Quand Olga Savéliéva a contracté en 2008 un crédit en dollars pour acheter un appartement en banlieue de Moscou, elle était loin de s'imaginer que le rouble aurait perdu six ans plus tard la moitié de sa valeur.
Pour les comptes de cette mère de famille de 30 ans, le résultat de l'effondrement de la monnaie russe est simple: ses traites mensuelles --2.090 dollars-- sont passées de 49.000 roubles à 115.000 roubles, plus du double.
En décembre, elle n'a pas pu rembourser en totalité et sa famille se retrouve malgré tout avec 3.000 roubles, soit moins de 50 euros, pour finir le mois. "Nous ne pourrons pas payer en entier le mois prochain, nous avons d'autres obligations", soupire-t-elle, évoquant sa mère, retraitée, et son père malade d'un cancer.

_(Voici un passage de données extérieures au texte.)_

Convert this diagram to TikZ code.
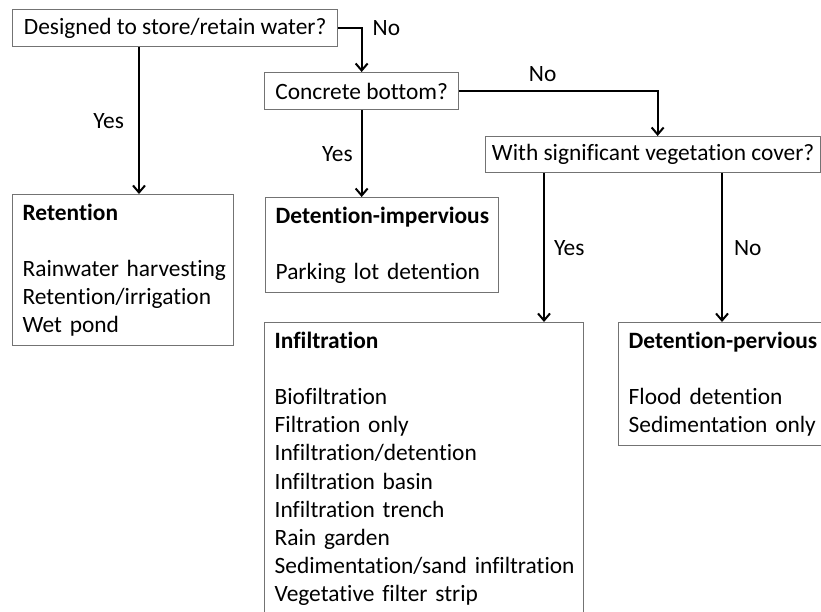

Comme Olga Savéliéva, plusieurs dizaines de milliers de Russes ont contracté ces dernières années des crédits hypothécaires en devises étrangères, profitant de taux d'intérêt plus faibles que pour les emprunts en roubles. Ils se retrouvent aujourd'hui asphyxiés par la crise monétaire actuelle, conséquence d'une année de crise ukrainienne et de chute des cours du pétrole.
Selon la banque centrale, l'encours de ces crédits représentait au 1er novembre 120 milliards de roubles (près de deux milliards d'euros). L'agence publique des crédits hypothécaires estime qu'ils représentent un peu plus de 3% du montant total des crédits immobiliers dans le pays.

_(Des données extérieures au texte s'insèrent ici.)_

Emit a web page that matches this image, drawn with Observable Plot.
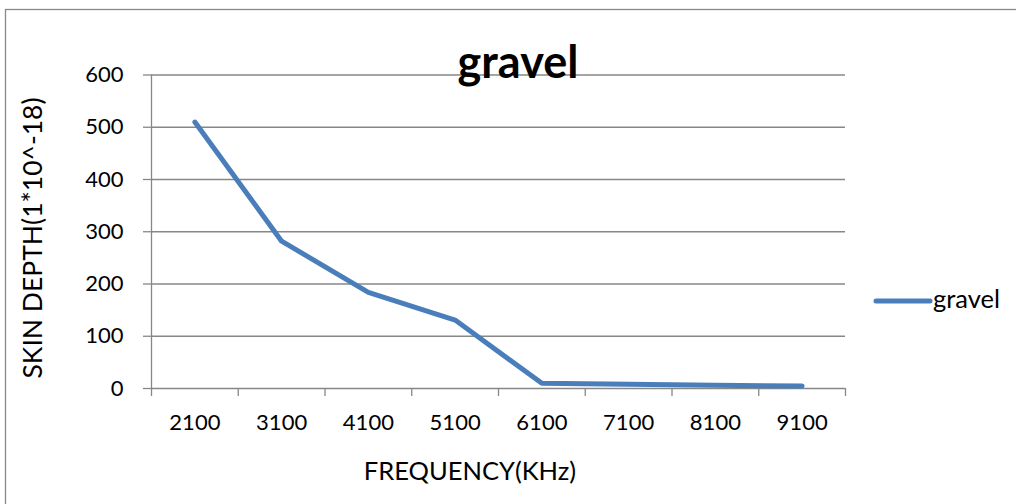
<!DOCTYPE html>
<html><head><meta charset="utf-8">
<script src="https://cdn.jsdelivr.net/npm/d3@7"></script>
<script src="https://cdn.jsdelivr.net/npm/@observablehq/plot@0.6"></script>
<style>
body{margin:0;background:#fff;}
#chart{position:relative;width:1016px;height:504px;overflow:hidden;}
</style></head><body><div id="chart"></div>
<script>
const categories = ["2100","3100","4100","5100","6100","7100","8100","9100"];
const skinDepth = [510, 282, 184, 131, 10, 8, 6, 5];
const yTicks = [0, 100, 200, 300, 400, 500, 600];
const seriesName = "gravel";
const chartTitle = "gravel";
const xTitle = "FREQUENCY(KHz)";
const yTitle = "SKIN DEPTH(1*10^-18)";

const data = categories.map((c, i) => ({cat: c, pos: i + 0.5, value: skinDepth[i]}));
const bounds = d3.range(categories.length + 1);
const centers = data.map(d => d.pos);
const FONT = "Lato, 'Open Sans', sans-serif";
const GRAY = "#878787";
const BLUE = "#4A7EBB";

const plot = Plot.plot({
  width: 1016, height: 504,
  marginLeft: 151, marginRight: 171, marginTop: 74.5, marginBottom: 116,
  style: {fontFamily: FONT, fontSize: "22px", color: "#000", background: "#fff", overflow: "visible"},
  x: {type: "linear", domain: [0, categories.length]},
  y: {domain: [0, 600]},
  marks: [
    Plot.gridY(yTicks, {stroke: GRAY, strokeOpacity: 1, strokeWidth: 1.3}),
    Plot.axisY(yTicks, {tickSize: 8, tickPadding: 20, stroke: GRAY, strokeWidth: 1.3, label: null, fill: "#000", fontSize: 22}),
    Plot.axisX(bounds, {tickSize: 8, tickFormat: () => "", stroke: GRAY, strokeWidth: 1.3, label: null}),
    Plot.axisX(centers, {tickSize: 0, tickPadding: 26, tickFormat: d => categories[Math.round(d - 0.5)], label: null, fill: "#000", fontSize: 22}),
    Plot.ruleX([0], {stroke: GRAY, strokeWidth: 1.3}),
    Plot.lineY(data, {x: "pos", y: "value", stroke: BLUE, strokeWidth: 5, strokeLinecap: "round", strokeLinejoin: "round"})
  ]
});

const svg = d3.select(plot);
svg.insert("rect", ":first-child")
  .attr("x", 5.5).attr("y", 9.5).attr("width", 1100).attr("height", 600)
  .attr("fill", "none").attr("stroke", "#888").attr("stroke-width", 1.3);
svg.append("text").text(chartTitle)
  .attr("x", 518).attr("y", 78).attr("text-anchor", "middle")
  .attr("font-weight", "bold").attr("font-size", 45).attr("fill", "#000");
svg.append("text").text(xTitle)
  .attr("x", 470).attr("y", 480).attr("text-anchor", "middle")
  .attr("font-size", 25.5).attr("fill", "#000");
svg.append("text").text(yTitle)
  .attr("transform", "translate(42,238) rotate(-90)").attr("text-anchor", "middle")
  .attr("font-size", 26.5).attr("fill", "#000");
svg.append("line")
  .attr("x1", 876).attr("y1", 301).attr("x2", 930).attr("y2", 301)
  .attr("stroke", BLUE).attr("stroke-width", 5).attr("stroke-linecap", "round");
svg.append("text").text(seriesName)
  .attr("x", 933).attr("y", 308).attr("text-anchor", "start")
  .attr("font-size", 25.5).attr("fill", "#000");

document.getElementById("chart").appendChild(plot);
</script></body></html>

Plusieurs centaines de leurs détenteurs, résidant des rives de la Baltique à l'Oural, ont tiré la sonnette d'alarme via des groupes créés sur les réseaux sociaux. Plusieurs dizaines de personnes d'entre eux ont manifesté ce mois-ci sous la neige devant la banque centrale, mettant en garde contre "une situation sociale explosive" faute d'aide, dans une rare expression publique de critique contre les autorités.
Ils reprochent aux autorités monétaires, à l'oeuvre pour soutenir les banques et éviter un effondrement du système financier à cause de la chute du rouble, de ne rien faire pour les emprunteurs.
Contracter un crédit en roubles n'est pas non plus indolore: les taux d'intérêt dépassaient déjà les 10% avant la crise actuelle, et après la hausse des taux décidée par la banque centrale pour défendre la monnaie, ils promettent d'approcher les 20%.
"Pourquoi les emprunteurs sont-ils abandonnés à leur malchance?" ont demandé les protestataires mobilisés dans une lettre à la présidente de la banque centrale, Elvira Nabioullina, dénonçant une forme d'"esclavage financier".
- Aide de l'Etat ? -
Contactée par l'AFP, la Banque de Russie a souligné avoir averti à de nombreuses reprises des risques liés aux emprunts en devises. Elle a cependant reconnu qu'une "restructuration de ces prêts, par exemple en les convertissant en roubles à un taux raisonnable, serait dans l'intérêt à la fois des emprunteurs et des banques".
Zoïa Kouliéva, qui a emprunté 120.000 dollars pour acheter un appartement à Moscou en 2008, a bien contacté sa banque, qui lui a proposé d'étaler le remboursement jusqu'à ses 70 ans. "Cela veut dire que mes enfants et petits enfants vont devoir rembourser", dénonce cette comptable, qui confie éviter de suivre l'évolution du rouble en ce moment.
Pour l'économiste Evguéni Gontmakher, de l'Académie des Sciences, la chute du rouble représente "une catastrophe" pour la classe moyenne russe, dont font partie de nombreux détenteurs de crédits en devises.
Mais convertir les crédits représenterait un coût potentiellement très lourd pour les banques, déjà en manque de liquidités à cause de la crise monétaire actuelle.
Confrontée à une situation du même genre cette année, la Hongrie a pris des mesures pour alléger le poids des crédits en devises contractés par près d'un million de foyers, entraînant des charges importantes pour les établissements financiers.
A Moscou, certains députés voudraient purement et simplement bannir les crédits immobiliers en devises et réclament des aides pour les ménages déjà concernés.
"Ils ne pourront pas s'en sortir sans aide de l'Etat", assure Andreï Kroutov, du parti Russie Juste (centre gauche), interrogé par l'AFP.